Pease writes that an atmospheric science named Jiwen Fan was inspired to study air pollution’s role in flooding after she watched catastrophic floods rush through Sichuan, China in 2013. Fan, who is an air pollution expert, wondered whether air quality played a role in the valley’s disaster, which occurred when nearly 2.5 feet of rain fell in just five days.

Together with a team of atmospheric scientists, Fan conducted simulations of how air pollution particles interact with weather. They discovered that in some geographic regions, aerosols absorb heat from the sun, suppressing the chance of rain during the day and stabilizing the atmosphere. It’s another story at night: the warmed, rising air is transported to mountainous areas before it heads higher up into the atmosphere. This causes massive precipitation that can actually make flooding worse.

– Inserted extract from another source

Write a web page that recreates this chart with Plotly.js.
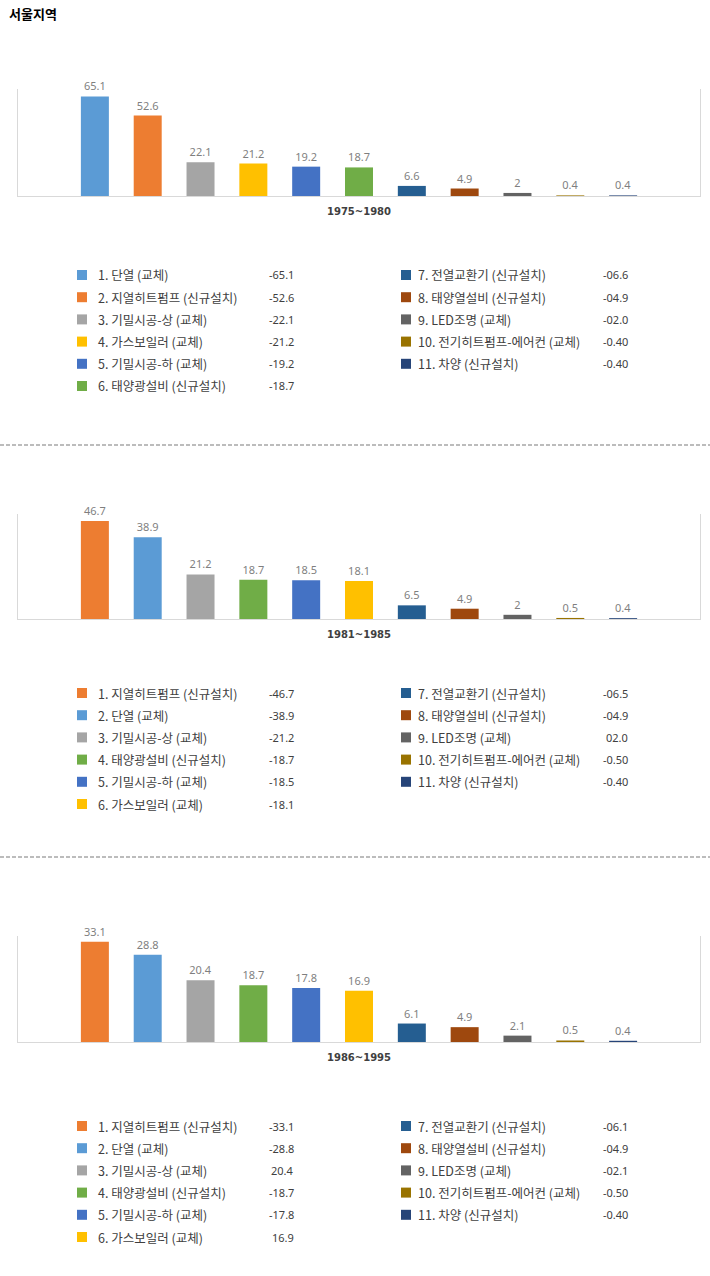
<!DOCTYPE html>
<html>
<head>
<meta charset="utf-8">
<script src="https://cdn.plot.ly/plotly-3.0.1.min.js"></script>
<style>
  html, body { margin: 0; padding: 0; background: #ffffff; }
  #chart { width: 710px; height: 1276px; }
</style>
</head>
<body>
<div id="chart"></div>
<script>
// ---------- DATA ----------
const periods = ['1975~1980', '1981~1985', '1986~1995'];

const names1 = ['단열 (교체)', '지열히트펌프 (신규설치)', '기밀시공-상 (교체)', '가스보일러 (교체)', '기밀시공-하 (교체)', '태양광설비 (신규설치)', '전열교환기 (신규설치)', '태양열설비 (신규설치)', 'LED조명 (교체)', '전기히트펌프-에어컨 (교체)', '차양 (신규설치)'];
const values1 = [65.1, 52.6, 22.1, 21.2, 19.2, 18.7, 6.6, 4.9, 2, 0.4, 0.4];
const legendVals1 = ['-65.1', '-52.6', '-22.1', '-21.2', '-19.2', '-18.7', '-06.6', '-04.9', '-02.0', '-0.40', '-0.40'];

const names2 = ['지열히트펌프 (신규설치)', '단열 (교체)', '기밀시공-상 (교체)', '태양광설비 (신규설치)', '기밀시공-하 (교체)', '가스보일러 (교체)', '전열교환기 (신규설치)', '태양열설비 (신규설치)', 'LED조명 (교체)', '전기히트펌프-에어컨 (교체)', '차양 (신규설치)'];
const values2 = [46.7, 38.9, 21.2, 18.7, 18.5, 18.1, 6.5, 4.9, 2, 0.5, 0.4];
const legendVals2 = ['-46.7', '-38.9', '-21.2', '-18.7', '-18.5', '-18.1', '-06.5', '-04.9', '02.0', '-0.50', '-0.40'];

const names3 = ['지열히트펌프 (신규설치)', '단열 (교체)', '기밀시공-상 (교체)', '태양광설비 (신규설치)', '기밀시공-하 (교체)', '가스보일러 (교체)', '전열교환기 (신규설치)', '태양열설비 (신규설치)', 'LED조명 (교체)', '전기히트펌프-에어컨 (교체)', '차양 (신규설치)'];
const values3 = [33.1, 28.8, 20.4, 18.7, 17.8, 16.9, 6.1, 4.9, 2.1, 0.5, 0.4];
const legendVals3 = ['-33.1', '-28.8', '20.4', '-18.7', '-17.8', '16.9', '-06.1', '-04.9', '-02.1', '-0.50', '-0.40'];

const yMax = [70, 50, 35];

// ---------- STYLE ----------
const colorMap = {
  '단열 (교체)': '#5B9BD5',
  '지열히트펌프 (신규설치)': '#ED7D31',
  '기밀시공-상 (교체)': '#A5A5A5',
  '가스보일러 (교체)': '#FFC000',
  '기밀시공-하 (교체)': '#4472C4',
  '태양광설비 (신규설치)': '#70AD47',
  '전열교환기 (신규설치)': '#255E91',
  '태양열설비 (신규설치)': '#9E480E',
  'LED조명 (교체)': '#636363',
  '전기히트펌프-에어컨 (교체)': '#997300',
  '차양 (신규설치)': '#264478'
};

const W = 710, H = 1276;
const px = x => x / W;
const py = y => 1 - y / H;

const charts = [
  { names: names1, values: values1, legendVals: legendVals1, top: 89, bottom: 196, legendTop: 275 },
  { names: names2, values: values2, legendVals: legendVals2, top: 514, bottom: 619, legendTop: 693 },
  { names: names3, values: values3, legendVals: legendVals3, top: 936, bottom: 1042, legendTop: 1126 }
];

const KR = '"Noto Sans CJK KR", "Noto Sans", sans-serif';
const traces = [];
const shapes = [];
const annotations = [];
const layout = {
  width: W, height: H,
  margin: { l: 0, r: 0, t: 0, b: 0 },
  paper_bgcolor: '#ffffff',
  plot_bgcolor: '#ffffff',
  showlegend: false,
  barmode: 'group',
  bargap: 0.148,
  bargroupgap: 0.47,
  font: { family: KR, color: '#404040' },
  title: {
    text: '<b>서울지역</b>',
    x: px(9), xanchor: 'left', xref: 'paper',
    y: py(14), yanchor: 'middle', yref: 'paper',
    font: { family: KR, size: 13, color: '#000000' }
  },
  shapes: shapes,
  annotations: annotations
};

charts.forEach((c, k) => {
  const sx = k === 0 ? '' : String(k + 1);
  const xa = 'x' + sx, ya = 'y' + sx;
  c.names.forEach((n, i) => {
    traces.push({
      type: 'bar',
      x: [periods[k]],
      y: [c.values[i]],
      name: n,
      xaxis: xa, yaxis: ya,
      marker: { color: colorMap[n] },
      text: [String(c.values[i])],
      textposition: 'outside',
      cliponaxis: false,
      constraintext: 'none',
      textfont: { family: '"Noto Sans", sans-serif', size: 11, color: '#7f7f7f' },
      hoverinfo: 'skip'
    });
  });
  layout['xaxis' + sx] = {
    domain: [px(18), px(700)],
    anchor: ya,
    type: 'category',
    range: [-0.5, 0.5],
    showline: true, linecolor: '#d9d9d9', linewidth: 1,
    showgrid: false, zeroline: false,
    ticks: '', ticklen: 0,
    ticklabelstandoff: 6,
    tickfont: { family: '"DejaVu Sans", sans-serif', size: 10, color: '#404040', weight: 'bold' },
    fixedrange: true
  };
  layout['yaxis' + sx] = {
    domain: [py(c.bottom), py(c.top)],
    anchor: xa,
    range: [0, yMax[k]],
    showline: true, mirror: true, linecolor: '#d9d9d9', linewidth: 1,
    showgrid: false, zeroline: false,
    showticklabels: false, ticks: '',
    fixedrange: true
  };

  // custom legend table
  const rowH = 22.2;
  c.names.forEach((n, i) => {
    const col = i < 6 ? 0 : 1;
    const row = i < 6 ? i : i - 6;
    const yc = c.legendTop + row * rowH;
    const sqX = col === 0 ? 77 : 401;
    const txX = col === 0 ? 96 : 416;
    const vX = col === 0 ? 296 : 630;
    shapes.push({
      type: 'rect', xref: 'paper', yref: 'paper',
      x0: px(sqX), x1: px(sqX + 10), y0: py(yc + 5), y1: py(yc - 5),
      fillcolor: colorMap[n], line: { width: 0 }
    });
    annotations.push({
      xref: 'paper', yref: 'paper',
      x: px(txX), y: py(yc), xanchor: 'left', yanchor: 'middle',
      text: (i + 1) + '. ' + n, showarrow: false,
      font: { family: KR, size: 12.5, color: '#404040' }
    });
    annotations.push({
      xref: 'paper', yref: 'paper',
      x: px(vX), y: py(yc), xanchor: 'right', yanchor: 'middle',
      text: c.legendVals[i], showarrow: false,
      font: { family: '"Noto Sans", sans-serif', size: 11, color: '#404040' }
    });
  });
});

// dashed separators
[445, 857].forEach(y => {
  shapes.push({
    type: 'line', xref: 'paper', yref: 'paper',
    x0: 0, x1: 1, y0: py(y), y1: py(y),
    line: { color: '#a6a6a6', width: 1.5, dash: '4px,2px' }
  });
});

Plotly.newPlot('chart', traces, layout, { displayModeBar: false, staticPlot: true });
</script>
</body>
</html>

The team calls their discovery “aerosol-enhanced conditional instability,” and its flipside is that reducing pollution in places like Sichuan can actually reduce floods. There’s another upside to a better understanding of how pollution particles worsen flooding, says the team in a release: it could help future weather forecasters predict floods.

“We were amazed at the scale the effect of the pollution had,” Fan told Pease. Perhaps her new research will help prompt people worldwide to commit to reducing air pollution.